By Gabriella Borter
Standing at least six feet apart and wearing skullcaps, prayer shawls and face masks, about two dozen Orthodox Jewish men pored over texts this week on a lawn in New York’s Monsey suburb, filling a quiet morning with the soft hum of Hebrew prayer.
Rather than crowd into a synagogue, the group has congregated outside a neighbor’s house each day to observe the week-long festival of Sukkot, one of many Jewish holidays this time of year coinciding with a sharp rise in coronavirus cases among members of this insular religious community.
Rockland County, encompassing Monsey and lying about 40 miles (64 km) north of New York City, is one of the state’s most troubled hotspots. Since March, nearly 700 of its people have died from COVID-19, more than in 15 individual U.S. states, according to a Reuters tally.
A recent spike in infections after a summer lull has been a somber reminder that the virus is still spreading, especially in places where large groups gather for religious or other reasons without adhering to public health guidance.
“The community had such terrible losses in the early days, and the last thing we need is to have such things happen again,” said Rabbi Asher Bush of Congregation Ahavat Yisrael in the Rockland village of Wesley Hills. “That would be utter, utter catastrophe.”
The open-air service is one of many adjustments that Orthodox Jews throughout the world have had to make in their traditions. The High Holiday season that includes the Jewish New Year and Yom Kippur, the Day of Atonement, is typically marked by mass prayer services, big family meals and travel. The celebrations traditionally feature group dancing. All of that now is forbidden because of the virus.
Two Rockland zip codes had positive coronavirus test rates top 15% over the weekend, compared to the state average of just over 1%, according to New York Governor Andrew Cuomo.
The viral spread has been especially acute in the Orthodox Jewish enclaves of Rockland County, as well as in New York’s Orange County and Brooklyn, areas where the governor says social distancing and mask-wearing have not been adequately enforced.
A drop in infection rates prompted some people – including, but not limited to, Orthodox Jews – to become more lax about mask-wearing and social distancing, several members of the Orthodox Jewish community told Reuters.
“It’s critically important for everybody to buy into this,” said Aaron Glatt, an associate rabbi at an Orthodox congregation in Woodmere, New York, and chief of infectious diseases at Mount Sinai South Nassau.
Tuvia Rotberg, a bookstore owner, hosted the outdoor Sukkot services in a white, open-air tent.
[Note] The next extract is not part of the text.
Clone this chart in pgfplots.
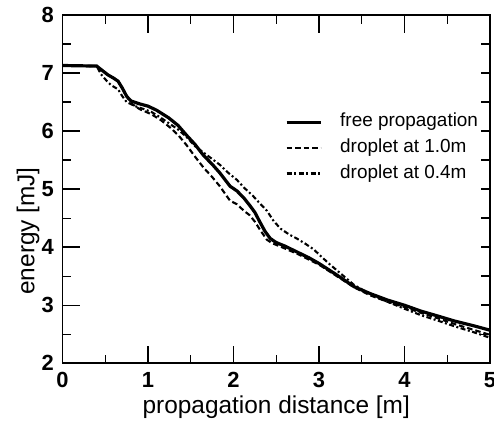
\documentclass[border=0pt]{standalone}
\usepackage{fontspec}
\setmainfont{Liberation Sans}
\usepackage{pgfplots}
\pgfplotsset{compat=1.18}
\begin{document}
\begin{tikzpicture}
\begin{axis}[
  scale only axis,
  width=427.5bp, height=348.3bp,
  xmin=0, xmax=5, ymin=2, ymax=8,
  xtick={0,1,2,3,4,5}, ytick={2,3,4,5,6,7,8},
  minor x tick num=1, minor y tick num=1,
  ytick pos=left,
  major tick length=17.5bp, minor tick length=8.5bp,
  tick align=inside,
  axis line style={line width=1.8bp},
  tick style={line width=1.5bp, black},
  minor tick style={line width=1.3bp},
  /pgf/number format/assume math mode=true,
  ticklabel style={font=\bfseries\fontsize{22}{22}\selectfont, inner sep=0pt},
  xticklabel style={anchor=north, yshift=-8.7bp},
  yticklabel style={anchor=east, xshift=-8.5bp},
  xlabel={propagation distance [m]},
  ylabel={energy [mJ]},
  label style={font=\fontsize{24.5}{24.5}\selectfont},
  xlabel style={at={(axis description cs:0.5,0)}, anchor=base, yshift=-49.7bp, inner sep=0pt},
  ylabel style={at={(axis description cs:-0.0655,0.38)}, anchor=base, inner sep=0pt},
  legend cell align=left,
  legend image code/.code={\draw[#1] (0bp,0bp) -- (34bp,0bp);},
  legend style={at={(axis cs:2.6,6.317)}, anchor=north west, draw=none, fill=none,
    inner sep=0pt, column sep=18bp, row sep=7.2bp,
    font=\fontsize{19}{19}\selectfont,
    nodes={inner sep=0pt, text height=14bp, text depth=4.5bp}},
]
\addplot[black, line width=3.2bp] coordinates {
(0,7.13) (0.40,7.12) (0.46,7.05) (0.53,6.97) (0.60,6.91) (0.65,6.86) (0.70,6.74)
(0.75,6.60) (0.80,6.52) (0.90,6.47) (1.00,6.43) (1.10,6.36) (1.24,6.23) (1.35,6.10)
(1.45,5.93) (1.55,5.77) (1.65,5.58) (1.75,5.43) (1.84,5.28) (1.96,5.05) (2.04,4.97)
(2.12,4.85) (2.19,4.72) (2.25,4.60) (2.31,4.43) (2.37,4.27) (2.43,4.15) (2.50,4.08)
(2.60,4.02) (2.74,3.92) (2.88,3.82) (3.00,3.72) (3.21,3.52) (3.41,3.32) (3.60,3.20)
(3.80,3.09) (4.00,3.00) (4.19,2.90) (4.40,2.81) (4.58,2.73) (4.80,2.65) (5.00,2.57)
};
\addlegendentry{free propagation}
\addplot[black, line width=2.1bp, dash pattern=on 5.5bp off 3bp] coordinates {
(0,7.13) (0.40,7.12) (0.46,7.05) (0.53,6.97) (0.60,6.91) (0.65,6.86) (0.70,6.74)
(0.75,6.60) (0.81,6.47) (0.90,6.38) (1.04,6.29) (1.15,6.19) (1.26,6.06) (1.36,5.92)
(1.45,5.76) (1.55,5.56) (1.65,5.37) (1.75,5.21) (1.84,5.05) (1.96,4.80) (2.04,4.74)
(2.12,4.63) (2.19,4.55) (2.25,4.44) (2.31,4.30) (2.39,4.13) (2.45,4.07) (2.55,4.01)
(2.74,3.89) (3.00,3.70) (3.21,3.50) (3.41,3.31) (3.60,3.17) (3.80,3.06) (4.00,2.97)
(4.19,2.87) (4.40,2.77) (4.60,2.67) (4.80,2.58) (5.00,2.49)
};
\addlegendentry{droplet at 1.0m}
\addplot[black, line width=2.1bp, dash pattern=on 5bp off 2.5bp on 2bp off 2.5bp] coordinates {
(0,7.13) (0.40,7.12) (0.45,6.98) (0.52,6.86) (0.57,6.79) (0.65,6.72) (0.70,6.60)
(0.75,6.50) (0.85,6.43) (0.95,6.38) (1.04,6.33) (1.14,6.24) (1.24,6.14) (1.35,6.03)
(1.45,5.90) (1.55,5.74) (1.65,5.63) (1.75,5.52) (1.84,5.42) (1.94,5.28) (2.04,5.16)
(2.12,5.03) (2.23,4.88) (2.31,4.75) (2.39,4.63) (2.47,4.45) (2.55,4.32) (2.65,4.22)
(2.74,4.15) (2.84,4.06) (2.94,3.96) (3.04,3.82) (3.13,3.70) (3.25,3.55) (3.41,3.35)
(3.60,3.19) (3.80,3.06) (4.00,2.94) (4.19,2.83) (4.40,2.73) (4.60,2.63) (4.80,2.54)
(5.00,2.44)
};
\addlegendentry{droplet at 0.4m}
\end{axis}
\begin{axis}[
  scale only axis,
  width=427.5bp, height=348.3bp,
  xmin=0, xmax=5, ymin=2, ymax=8,
  axis line style={draw=none},
  xtick=\empty,
  ytick={2,2.5,...,8}, yticklabels={},
  ytick pos=right,
  major tick length=9bp,
  tick align=inside,
  tick style={line width=1.5bp, black},
]
\end{axis}
\pgfresetboundingbox
\useasboundingbox (-62.5bp,-60.7bp) rectangle (431.5bp,363.3bp);
\end{tikzpicture}
\end{document}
He launched outdoor services for daily and Sabbath prayers just as the pandemic gripped New York in March and has kept them up, even though synagogues now are open with limited capacity.
‘PEOPLE ARE TRYING’
On Tuesday, Cuomo planned to meet with Orthodox Jewish leaders in Rockland and Orange counties and Brooklyn, after announcing the state would enforce mask mandates and social-distancing laws in those areas.
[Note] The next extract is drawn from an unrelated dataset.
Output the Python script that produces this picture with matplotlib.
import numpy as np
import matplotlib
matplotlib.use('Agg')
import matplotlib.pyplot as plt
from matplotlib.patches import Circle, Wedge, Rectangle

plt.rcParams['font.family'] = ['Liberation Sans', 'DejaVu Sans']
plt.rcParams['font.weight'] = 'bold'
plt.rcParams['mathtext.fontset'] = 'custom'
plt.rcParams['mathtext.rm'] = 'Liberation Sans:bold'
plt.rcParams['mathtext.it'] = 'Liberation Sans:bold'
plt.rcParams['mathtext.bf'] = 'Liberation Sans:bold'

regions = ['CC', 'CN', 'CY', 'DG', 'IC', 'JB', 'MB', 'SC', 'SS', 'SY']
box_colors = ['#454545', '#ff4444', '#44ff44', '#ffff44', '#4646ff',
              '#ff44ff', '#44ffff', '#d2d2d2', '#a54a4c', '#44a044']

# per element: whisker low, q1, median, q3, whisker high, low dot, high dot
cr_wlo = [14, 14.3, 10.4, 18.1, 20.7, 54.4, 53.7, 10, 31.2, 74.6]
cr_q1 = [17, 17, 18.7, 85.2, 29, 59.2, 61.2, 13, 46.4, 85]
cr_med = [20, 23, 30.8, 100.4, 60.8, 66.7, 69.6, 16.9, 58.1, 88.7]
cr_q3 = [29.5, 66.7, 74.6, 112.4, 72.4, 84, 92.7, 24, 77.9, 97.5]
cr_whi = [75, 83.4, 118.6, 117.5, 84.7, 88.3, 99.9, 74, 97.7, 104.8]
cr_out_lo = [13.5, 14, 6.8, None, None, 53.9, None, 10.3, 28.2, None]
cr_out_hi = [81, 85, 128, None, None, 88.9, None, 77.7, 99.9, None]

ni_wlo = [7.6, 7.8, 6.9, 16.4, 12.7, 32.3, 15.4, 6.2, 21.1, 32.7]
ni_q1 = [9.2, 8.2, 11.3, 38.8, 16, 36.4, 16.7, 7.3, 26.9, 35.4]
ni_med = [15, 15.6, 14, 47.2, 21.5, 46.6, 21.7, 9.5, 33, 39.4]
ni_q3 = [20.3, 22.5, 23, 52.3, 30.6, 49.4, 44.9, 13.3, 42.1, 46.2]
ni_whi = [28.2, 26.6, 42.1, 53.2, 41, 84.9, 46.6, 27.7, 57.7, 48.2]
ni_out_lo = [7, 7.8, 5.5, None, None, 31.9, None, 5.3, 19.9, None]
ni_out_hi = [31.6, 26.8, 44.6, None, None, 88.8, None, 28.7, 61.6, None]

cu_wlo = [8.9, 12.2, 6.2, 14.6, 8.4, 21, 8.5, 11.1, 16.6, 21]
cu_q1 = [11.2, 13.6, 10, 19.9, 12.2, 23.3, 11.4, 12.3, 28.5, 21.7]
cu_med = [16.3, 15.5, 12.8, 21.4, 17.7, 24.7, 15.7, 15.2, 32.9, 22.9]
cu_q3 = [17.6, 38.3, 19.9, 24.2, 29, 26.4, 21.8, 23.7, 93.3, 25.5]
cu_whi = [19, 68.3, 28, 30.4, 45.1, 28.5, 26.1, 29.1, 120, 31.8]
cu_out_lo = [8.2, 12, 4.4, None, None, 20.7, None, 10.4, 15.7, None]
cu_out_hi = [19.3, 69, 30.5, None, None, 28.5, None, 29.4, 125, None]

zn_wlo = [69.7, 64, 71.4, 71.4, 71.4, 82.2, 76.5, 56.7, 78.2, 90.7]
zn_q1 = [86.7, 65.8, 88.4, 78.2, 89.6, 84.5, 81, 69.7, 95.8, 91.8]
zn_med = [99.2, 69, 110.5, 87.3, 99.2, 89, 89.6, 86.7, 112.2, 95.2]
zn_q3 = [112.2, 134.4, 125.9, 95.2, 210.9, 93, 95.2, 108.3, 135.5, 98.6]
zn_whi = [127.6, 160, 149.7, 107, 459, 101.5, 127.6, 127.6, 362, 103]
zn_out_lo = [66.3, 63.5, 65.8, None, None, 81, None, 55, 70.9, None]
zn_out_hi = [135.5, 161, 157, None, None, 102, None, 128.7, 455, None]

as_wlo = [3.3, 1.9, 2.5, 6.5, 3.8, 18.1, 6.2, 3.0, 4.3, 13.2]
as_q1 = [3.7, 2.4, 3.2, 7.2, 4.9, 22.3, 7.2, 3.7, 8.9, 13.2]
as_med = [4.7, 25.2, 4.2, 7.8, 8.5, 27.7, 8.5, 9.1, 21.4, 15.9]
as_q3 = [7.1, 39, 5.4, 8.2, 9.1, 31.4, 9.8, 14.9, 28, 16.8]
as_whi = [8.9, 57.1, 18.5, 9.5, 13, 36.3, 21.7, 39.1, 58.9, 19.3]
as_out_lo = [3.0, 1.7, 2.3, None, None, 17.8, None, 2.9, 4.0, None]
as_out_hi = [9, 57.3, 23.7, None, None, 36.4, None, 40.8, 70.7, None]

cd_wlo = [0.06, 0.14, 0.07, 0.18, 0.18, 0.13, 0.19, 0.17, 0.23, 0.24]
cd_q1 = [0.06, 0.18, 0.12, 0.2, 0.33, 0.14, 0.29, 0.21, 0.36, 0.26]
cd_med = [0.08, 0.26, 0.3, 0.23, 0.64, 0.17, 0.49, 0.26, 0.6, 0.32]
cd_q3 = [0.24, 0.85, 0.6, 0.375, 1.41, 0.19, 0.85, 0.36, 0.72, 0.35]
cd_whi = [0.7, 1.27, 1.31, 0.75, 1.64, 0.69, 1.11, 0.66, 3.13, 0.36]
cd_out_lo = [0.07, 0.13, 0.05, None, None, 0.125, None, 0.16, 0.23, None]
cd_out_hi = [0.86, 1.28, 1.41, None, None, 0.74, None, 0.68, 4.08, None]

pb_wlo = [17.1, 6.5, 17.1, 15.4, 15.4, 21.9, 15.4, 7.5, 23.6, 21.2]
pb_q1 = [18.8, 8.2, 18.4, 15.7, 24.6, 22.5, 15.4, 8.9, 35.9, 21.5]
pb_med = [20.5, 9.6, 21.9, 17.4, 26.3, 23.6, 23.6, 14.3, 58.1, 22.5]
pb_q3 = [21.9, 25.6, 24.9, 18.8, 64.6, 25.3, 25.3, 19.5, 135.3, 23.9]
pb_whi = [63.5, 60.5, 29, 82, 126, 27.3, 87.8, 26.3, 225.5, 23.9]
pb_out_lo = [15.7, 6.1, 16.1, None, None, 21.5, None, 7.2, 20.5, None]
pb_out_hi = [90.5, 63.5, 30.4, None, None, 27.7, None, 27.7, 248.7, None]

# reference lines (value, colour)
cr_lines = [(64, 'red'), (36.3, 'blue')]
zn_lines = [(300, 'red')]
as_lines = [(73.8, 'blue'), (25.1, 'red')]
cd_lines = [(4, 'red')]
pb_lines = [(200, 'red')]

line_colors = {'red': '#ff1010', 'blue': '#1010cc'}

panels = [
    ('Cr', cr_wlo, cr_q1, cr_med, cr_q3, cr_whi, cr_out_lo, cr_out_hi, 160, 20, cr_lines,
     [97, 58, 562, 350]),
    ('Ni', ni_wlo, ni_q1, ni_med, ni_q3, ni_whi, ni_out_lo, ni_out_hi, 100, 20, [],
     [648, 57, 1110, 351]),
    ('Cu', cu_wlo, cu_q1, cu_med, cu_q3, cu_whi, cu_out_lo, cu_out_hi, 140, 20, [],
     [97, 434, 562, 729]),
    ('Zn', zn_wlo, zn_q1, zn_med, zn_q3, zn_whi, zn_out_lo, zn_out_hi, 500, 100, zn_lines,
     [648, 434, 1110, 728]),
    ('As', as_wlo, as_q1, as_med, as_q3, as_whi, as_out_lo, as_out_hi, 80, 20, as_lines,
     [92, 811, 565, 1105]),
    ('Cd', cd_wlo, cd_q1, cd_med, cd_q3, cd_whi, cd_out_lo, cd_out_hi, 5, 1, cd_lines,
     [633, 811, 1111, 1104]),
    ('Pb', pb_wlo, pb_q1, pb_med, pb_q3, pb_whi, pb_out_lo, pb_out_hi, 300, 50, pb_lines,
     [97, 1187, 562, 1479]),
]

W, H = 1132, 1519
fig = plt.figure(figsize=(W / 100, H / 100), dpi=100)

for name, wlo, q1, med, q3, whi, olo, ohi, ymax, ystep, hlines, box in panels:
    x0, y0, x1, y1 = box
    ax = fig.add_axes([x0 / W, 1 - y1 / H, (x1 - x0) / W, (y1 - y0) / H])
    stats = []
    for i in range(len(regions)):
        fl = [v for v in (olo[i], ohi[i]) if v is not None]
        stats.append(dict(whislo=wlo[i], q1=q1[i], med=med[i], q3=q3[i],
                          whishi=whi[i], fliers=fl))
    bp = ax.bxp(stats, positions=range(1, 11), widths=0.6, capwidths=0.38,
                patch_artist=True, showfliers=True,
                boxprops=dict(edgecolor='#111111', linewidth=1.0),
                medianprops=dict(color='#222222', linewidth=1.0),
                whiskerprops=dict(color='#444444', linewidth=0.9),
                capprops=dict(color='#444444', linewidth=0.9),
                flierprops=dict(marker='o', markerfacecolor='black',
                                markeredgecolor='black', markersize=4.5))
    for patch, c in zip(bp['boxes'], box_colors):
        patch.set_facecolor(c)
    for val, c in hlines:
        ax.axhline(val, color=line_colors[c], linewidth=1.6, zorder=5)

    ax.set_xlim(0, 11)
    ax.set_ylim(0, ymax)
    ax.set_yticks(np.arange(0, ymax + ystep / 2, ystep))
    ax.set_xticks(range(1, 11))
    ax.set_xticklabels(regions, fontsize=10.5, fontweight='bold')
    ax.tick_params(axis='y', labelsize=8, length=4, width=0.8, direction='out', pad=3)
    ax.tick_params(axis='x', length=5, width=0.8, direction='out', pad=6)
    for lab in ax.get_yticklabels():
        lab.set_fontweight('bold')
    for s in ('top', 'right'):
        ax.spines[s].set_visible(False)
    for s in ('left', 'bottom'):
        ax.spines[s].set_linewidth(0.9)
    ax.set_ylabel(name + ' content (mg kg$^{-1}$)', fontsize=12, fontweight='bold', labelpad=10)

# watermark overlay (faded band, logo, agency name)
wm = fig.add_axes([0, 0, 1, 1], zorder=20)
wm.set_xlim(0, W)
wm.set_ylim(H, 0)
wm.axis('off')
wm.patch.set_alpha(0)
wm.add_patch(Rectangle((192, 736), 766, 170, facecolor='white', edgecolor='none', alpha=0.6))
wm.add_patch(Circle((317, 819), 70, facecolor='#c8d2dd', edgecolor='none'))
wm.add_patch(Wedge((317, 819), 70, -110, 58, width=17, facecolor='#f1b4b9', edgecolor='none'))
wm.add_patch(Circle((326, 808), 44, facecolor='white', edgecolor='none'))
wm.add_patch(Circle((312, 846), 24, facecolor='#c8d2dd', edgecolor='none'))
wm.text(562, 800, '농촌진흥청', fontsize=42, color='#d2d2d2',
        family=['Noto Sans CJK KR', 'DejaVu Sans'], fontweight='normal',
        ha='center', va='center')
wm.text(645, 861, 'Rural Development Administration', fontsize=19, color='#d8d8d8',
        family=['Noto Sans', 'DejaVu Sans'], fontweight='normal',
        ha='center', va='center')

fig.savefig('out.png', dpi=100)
This week he ordered that schools be closed in 11 New York City neighborhoods where a high concentration of Orthodox Jews live. He also said he might enforce a new round of business and school shutdowns in Rockland County.
“I have to say to the Orthodox community tomorrow, if you’re not willing to live with these rules, then I’m going to close the synagogues,” Cuomo told reporters on Monday.
Health officials in Orange County on Tuesday shut down schools in the Village of Kiryas Joel and the Town of Palm Tree, which have large Orthodox Jewish populations, because of a burgeoning outbreak, News 12 Hudson Valley reported.
Rabbi Bush of Wesley Hills said his synagogue has been diligent about enforcing social distancing and masks, although he recently attended a service at another synagogue where other worshipers gathered in a tent outdoors without masks.
“There is a very large gamut of how different congregations are conducting themselves,” he said.
But if there was nonchalance at the end of the summer, recent hospitalizations of friends and family have forced many Orthodox Jews to acknowledge the severity of the situation, community members told Reuters.
“People are trying,” said Shoshana Bernstein, a communications professional in Monsey whose family has been attending outdoor services during Sukkot. “And if they weren’t doing the right thing last week, then more people are doing the right thing this week.”